• [YOUR INSTRUCTIONS]:
Take the lines from the beginning of the material through the line containing "const pedfLabelDx = [2, 2];" and retype them exactly, leaving the pictures out.

• [DATA PROVIDED]:
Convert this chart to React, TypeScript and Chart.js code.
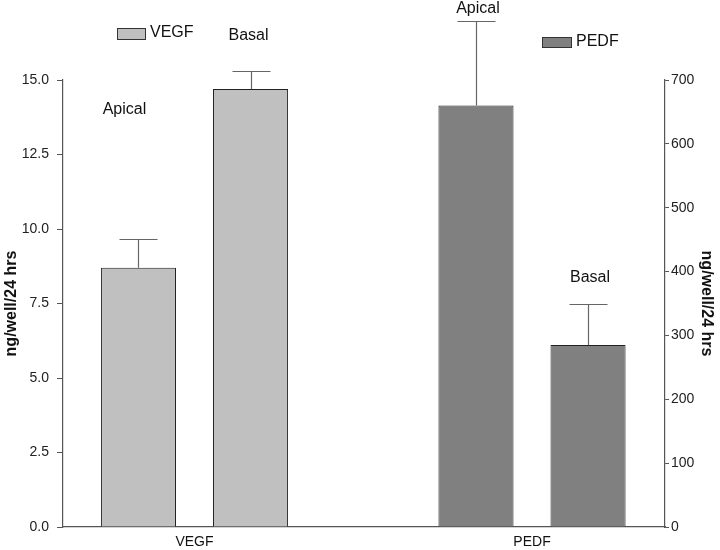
import React, { useEffect, useRef } from 'react';
import { Chart, registerables } from 'chart.js';

Chart.register(...registerables);

// ---- data ----
const categories = ['VEGF', 'PEDF'];
const sides = ['Apical', 'Basal'];
const vegfValues = [8.7, 14.7];
const vegfErrors = [0.97, 0.6];
const pedfValues = [660, 285];
const pedfErrors = [133, 64];
const leftTicks = [0, 2.5, 5, 7.5, 10, 12.5, 15];
const rightTicks = [0, 100, 200, 300, 400, 500, 600, 700];
const axisTitle = 'ng/well/24 hrs';

// ---- layout / style config ----
const FONT = "'Liberation Sans', Arial, Helvetica, sans-serif";
const vegfColor = '#c0c0c0';
const pedfColor = '#808080';
// label anchor: value on own axis, x offset from bar center
const vegfLabelAt = [14.0, 16.5];
const pedfLabelAt = [812, 390];
const vegfLabelDx = [-14, -2];
const pedfLabelDx = [2, 2];

const seriesDefs = [
  { name: 'VEGF', values: vegfValues, errors: vegfErrors, color: vegfColor, axis: 'y', catIndex: 0, labelAt: vegfLabelAt, labelDx: vegfLabelDx },
  { name: 'PEDF', values: pedfValues, errors: pedfErrors, color: pedfColor, axis: 'y2', catIndex: 1, labelAt: pedfLabelAt, labelDx: pedfLabelDx },
];

const legendPos: Record<string, { bx: number; by: number; bw: number; bh: number; tx: number; ty: number }> = {
  VEGF: { bx: 117, by: 28, bw: 28, bh: 11, tx: 150, ty: 33 },
  PEDF: { bx: 542, by: 37, bw: 29, bh: 10, tx: 576, ty: 42 },
};

function buildDatasets() {
  const out: any[] = [];
  seriesDefs.forEach((s) => {
    sides.forEach((side, si) => {
      out.push({
        label: s.name + ' ' + side,
        seriesName: s.name,
        sideIndex: si,
        yAxisID: s.axis,
        data: categories.map((_, ci) => ({ x: ci, y: ci === s.catIndex ? s.values[si] : null })),
        errors: categories.map((_, ci) => (ci === s.catIndex ? s.errors[si] : null)),
        labelAt: s.labelAt[si],
        labelDx: s.labelDx[si],
        backgroundColor: s.color,
        borderColor: '#222',
        borderWidth: 1,
        categoryPercentage: 0.664,
        barPercentage: 0.67,
        skipNull: true,
      });
    });
  });
  return out;
}

const annotPlugin = {
  id: 'annot',
  afterDatasetsDraw(chart: any) {
    const ctx = chart.ctx;
    ctx.save();
    chart.data.datasets.forEach((ds: any, di: number) => {
      const meta = chart.getDatasetMeta(di);
      const yScale = chart.scales[ds.yAxisID];
      meta.data.forEach((bar: any, i: number) => {
        const pt = ds.data[i];
        if (pt.y == null) return;
        const err = ds.errors[i];
        const x = Math.round(bar.x) + 0.5;
        const yTop = yScale.getPixelForValue(pt.y);
        const yErr = Math.round(yScale.getPixelForValue(pt.y + err)) + 0.5;
        ctx.strokeStyle = '#666';
        ctx.lineWidth = 1.2;
        ctx.beginPath();
        ctx.moveTo(x, yTop);
        ctx.lineTo(x, yErr);
        ctx.moveTo(x - 19, yErr);
        ctx.lineTo(x + 19, yErr);
        ctx.stroke();
        // side label
        ctx.fillStyle = '#111';
        ctx.font = `16px ${FONT}`;
        ctx.textAlign = 'center';
        ctx.textBaseline = 'middle';
        ctx.fillText(sides[ds.sideIndex], bar.x + ds.labelDx, yScale.getPixelForValue(ds.labelAt));
      });
    });
    // legend entries
    seriesDefs.forEach((s) => {
      const p = legendPos[s.name];
      ctx.fillStyle = s.color;
      ctx.fillRect(p.bx, p.by, p.bw, p.bh);
      ctx.strokeStyle = '#333';
      ctx.lineWidth = 1;
      ctx.strokeRect(p.bx + 0.5, p.by + 0.5, p.bw, p.bh);
      ctx.fillStyle = '#111';
      ctx.font = `16px ${FONT}`;
      ctx.textAlign = 'left';
      ctx.textBaseline = 'middle';
      ctx.fillText(s.name, p.tx, p.ty);
    });
    ctx.restore();
  },
};

export default function App() {
  const ref = useRef<HTMLCanvasElement | null>(null);
  useEffect(() => {
    if (!ref.current) return;
    Chart.defaults.font.family = FONT;
    const chart = new Chart(ref.current, {
      type: 'bar',
      data: { datasets: buildDatasets() },
      options: {
        animation: false,
        responsive: true,
        maintainAspectRatio: false,
        layout: { padding: { top: 80, left: 0, right: 0, bottom: 0 } },
        plugins: { legend: { display: false }, tooltip: { enabled: false } },
        scales: {
          x: {
            type: 'linear',
            position: 'bottom',
            offset: false,
            min: -0.3896,
            max: 1.394,
            afterBuildTicks: (s: any) => {
              s.ticks = categories.map((_, i) => ({ value: i }));
            },
            ticks: {
              callback: (v: any) => categories[v] ?? '',
              font: { size: 14 },
              color: '#111',
              padding: 7,
              maxRotation: 0,
              autoSkip: false,
            },
            grid: { drawOnChartArea: false, drawTicks: false, color: '#555', offset: false },
            border: { color: '#555', width: 1.2 },
            afterFit: (s: any) => {
              s.height = 23;
            },
          },
          y: {
            type: 'linear',
            position: 'left',
            min: 0,
            max: 15,
            afterBuildTicks: (s: any) => {
              s.ticks = leftTicks.map((v) => ({ value: v }));
            },
            ticks: {
              callback: (v: any) => Number(v).toFixed(1),
              font: { size: 14 },
              color: '#222',
              padding: 8,
            },
            grid: { drawOnChartArea: false, tickLength: 6, color: '#555' },
            border: { color: '#555', width: 1.2 },
            title: { display: true, text: axisTitle, font: { size: 16, weight: 'bold' }, color: '#111', padding: { top: 2, bottom: 0 } },
            afterFit: (s: any) => {
              s.width = 63;
            },
          },
          y2: {
            type: 'linear',
            position: 'right',
            min: 0,
            max: 700,
            afterBuildTicks: (s: any) => {
              s.ticks = rightTicks.map((v) => ({ value: v }));
            },
            ticks: { font: { size: 14 }, color: '#222', padding: 2 },
            grid: { drawOnChartArea: false, tickLength: 4, color: '#555' },
            border: { color: '#555', width: 1.2 },
            title: { display: true, text: axisTitle, font: { size: 16, weight: 'bold' }, color: '#111', padding: { top: 4, bottom: 0 } },
            afterFit: (s: any) => {
              s.width = 55;
            },
          },
        },
      } as any,
      plugins: [annotPlugin],
    });
    return () => chart.destroy();
  }, []);
  return (
    <div style={{ position: 'fixed', left: 0, top: 0, width: 720, height: 550, background: '#fff' }}>
      <canvas ref={ref} />
    </div>
  );
}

• [RESULT]:
Convert this chart to React, TypeScript and Chart.js code.
import React, { useEffect, useRef } from 'react';
import { Chart, registerables } from 'chart.js';

Chart.register(...registerables);

// ---- data ----
const categories = ['VEGF', 'PEDF'];
const sides = ['Apical', 'Basal'];
const vegfValues = [8.7, 14.7];
const vegfErrors = [0.97, 0.6];
const pedfValues = [660, 285];
const pedfErrors = [133, 64];
const leftTicks = [0, 2.5, 5, 7.5, 10, 12.5, 15];
const rightTicks = [0, 100, 200, 300, 400, 500, 600, 700];
const axisTitle = 'ng/well/24 hrs';

// ---- layout / style config ----
const FONT = "'Liberation Sans', Arial, Helvetica, sans-serif";
const vegfColor = '#c0c0c0';
const pedfColor = '#808080';
// label anchor: value on own axis, x offset from bar center
const vegfLabelAt = [14.0, 16.5];
const pedfLabelAt = [812, 390];
const vegfLabelDx = [-14, -2];
const pedfLabelDx = [2, 2];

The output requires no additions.